- **Request**
Quote, without change, all of the lines that follow.

- **Provided material**
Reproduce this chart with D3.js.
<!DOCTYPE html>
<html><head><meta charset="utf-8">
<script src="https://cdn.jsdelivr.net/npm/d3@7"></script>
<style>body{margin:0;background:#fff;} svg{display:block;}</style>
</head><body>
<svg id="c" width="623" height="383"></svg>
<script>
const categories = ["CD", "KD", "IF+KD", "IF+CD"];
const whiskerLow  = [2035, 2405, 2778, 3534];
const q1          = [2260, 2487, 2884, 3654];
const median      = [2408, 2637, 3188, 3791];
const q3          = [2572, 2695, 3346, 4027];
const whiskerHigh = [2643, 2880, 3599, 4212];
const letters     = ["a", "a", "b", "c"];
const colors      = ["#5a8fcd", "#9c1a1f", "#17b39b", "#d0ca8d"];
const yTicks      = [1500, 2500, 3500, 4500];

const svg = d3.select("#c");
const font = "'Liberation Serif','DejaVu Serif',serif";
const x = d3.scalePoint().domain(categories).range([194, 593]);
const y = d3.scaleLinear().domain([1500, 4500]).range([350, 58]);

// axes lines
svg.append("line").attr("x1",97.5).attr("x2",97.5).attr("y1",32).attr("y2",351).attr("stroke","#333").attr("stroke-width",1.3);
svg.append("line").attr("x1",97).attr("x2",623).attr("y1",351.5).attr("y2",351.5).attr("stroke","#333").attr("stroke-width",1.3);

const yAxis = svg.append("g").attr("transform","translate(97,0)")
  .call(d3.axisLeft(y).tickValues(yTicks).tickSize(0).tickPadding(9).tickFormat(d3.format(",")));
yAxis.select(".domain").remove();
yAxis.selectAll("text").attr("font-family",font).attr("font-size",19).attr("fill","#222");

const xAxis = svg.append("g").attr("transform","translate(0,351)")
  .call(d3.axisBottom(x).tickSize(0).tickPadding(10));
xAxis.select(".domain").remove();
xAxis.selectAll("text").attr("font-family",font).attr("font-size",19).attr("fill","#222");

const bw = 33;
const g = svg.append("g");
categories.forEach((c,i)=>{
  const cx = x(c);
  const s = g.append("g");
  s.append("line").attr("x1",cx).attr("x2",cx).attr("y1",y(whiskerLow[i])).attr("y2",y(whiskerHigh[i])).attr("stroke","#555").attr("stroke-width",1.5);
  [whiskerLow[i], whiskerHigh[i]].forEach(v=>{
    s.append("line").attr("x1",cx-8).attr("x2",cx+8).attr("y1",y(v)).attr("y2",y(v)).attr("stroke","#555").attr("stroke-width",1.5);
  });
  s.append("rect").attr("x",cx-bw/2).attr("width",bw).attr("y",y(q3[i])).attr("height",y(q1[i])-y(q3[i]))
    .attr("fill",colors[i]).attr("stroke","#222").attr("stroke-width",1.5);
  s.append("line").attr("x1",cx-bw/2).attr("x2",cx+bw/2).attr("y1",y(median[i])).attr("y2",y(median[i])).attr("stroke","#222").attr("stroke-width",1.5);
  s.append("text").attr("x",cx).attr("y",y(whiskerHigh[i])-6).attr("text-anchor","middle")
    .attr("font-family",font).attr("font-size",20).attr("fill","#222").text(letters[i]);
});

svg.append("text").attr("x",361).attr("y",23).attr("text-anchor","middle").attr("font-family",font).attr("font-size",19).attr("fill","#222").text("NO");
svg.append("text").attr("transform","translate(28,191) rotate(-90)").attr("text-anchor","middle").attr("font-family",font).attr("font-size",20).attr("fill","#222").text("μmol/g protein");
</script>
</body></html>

- **Correct response**
Reproduce this chart with D3.js.
<!DOCTYPE html>
<html><head><meta charset="utf-8">
<script src="https://cdn.jsdelivr.net/npm/d3@7"></script>
<style>body{margin:0;background:#fff;} svg{display:block;}</style>
</head><body>
<svg id="c" width="623" height="383"></svg>
<script>
const categories = ["CD", "KD", "IF+KD", "IF+CD"];
const whiskerLow  = [2035, 2405, 2778, 3534];
const q1          = [2260, 2487, 2884, 3654];
const median      = [2408, 2637, 3188, 3791];
const q3          = [2572, 2695, 3346, 4027];
const whiskerHigh = [2643, 2880, 3599, 4212];
const letters     = ["a", "a", "b", "c"];
const colors      = ["#5a8fcd", "#9c1a1f", "#17b39b", "#d0ca8d"];
const yTicks      = [1500, 2500, 3500, 4500];

const svg = d3.select("#c");
const font = "'Liberation Serif','DejaVu Serif',serif";
const x = d3.scalePoint().domain(categories).range([194, 593]);
const y = d3.scaleLinear().domain([1500, 4500]).range([350, 58]);

// axes lines
svg.append("line").attr("x1",97.5).attr("x2",97.5).attr("y1",32).attr("y2",351).attr("stroke","#333").attr("stroke-width",1.3);
svg.append("line").attr("x1",97).attr("x2",623).attr("y1",351.5).attr("y2",351.5).attr("stroke","#333").attr("stroke-width",1.3);

const yAxis = svg.append("g").attr("transform","translate(97,0)")
  .call(d3.axisLeft(y).tickValues(yTicks).tickSize(0).tickPadding(9).tickFormat(d3.format(",")));
yAxis.select(".domain").remove();
yAxis.selectAll("text").attr("font-family",font).attr("font-size",19).attr("fill","#222");

const xAxis = svg.append("g").attr("transform","translate(0,351)")
  .call(d3.axisBottom(x).tickSize(0).tickPadding(10));
xAxis.select(".domain").remove();
xAxis.selectAll("text").attr("font-family",font).attr("font-size",19).attr("fill","#222");

const bw = 33;
const g = svg.append("g");
categories.forEach((c,i)=>{
  const cx = x(c);
  const s = g.append("g");
  s.append("line").attr("x1",cx).attr("x2",cx).attr("y1",y(whiskerLow[i])).attr("y2",y(whiskerHigh[i])).attr("stroke","#555").attr("stroke-width",1.5);
  [whiskerLow[i], whiskerHigh[i]].forEach(v=>{
    s.append("line").attr("x1",cx-8).attr("x2",cx+8).attr("y1",y(v)).attr("y2",y(v)).attr("stroke","#555").attr("stroke-width",1.5);
  });
  s.append("rect").attr("x",cx-bw/2).attr("width",bw).attr("y",y(q3[i])).attr("height",y(q1[i])-y(q3[i]))
    .attr("fill",colors[i]).attr("stroke","#222").attr("stroke-width",1.5);
  s.append("line").attr("x1",cx-bw/2).attr("x2",cx+bw/2).attr("y1",y(median[i])).attr("y2",y(median[i])).attr("stroke","#222").attr("stroke-width",1.5);
  s.append("text").attr("x",cx).attr("y",y(whiskerHigh[i])-6).attr("text-anchor","middle")
    .attr("font-family",font).attr("font-size",20).attr("fill","#222").text(letters[i]);
});

svg.append("text").attr("x",361).attr("y",23).attr("text-anchor","middle").attr("font-family",font).attr("font-size",19).attr("fill","#222").text("NO");
svg.append("text").attr("transform","translate(28,191) rotate(-90)").attr("text-anchor","middle").attr("font-family",font).attr("font-size",20).attr("fill","#222").text("μmol/g protein");
</script>
</body></html>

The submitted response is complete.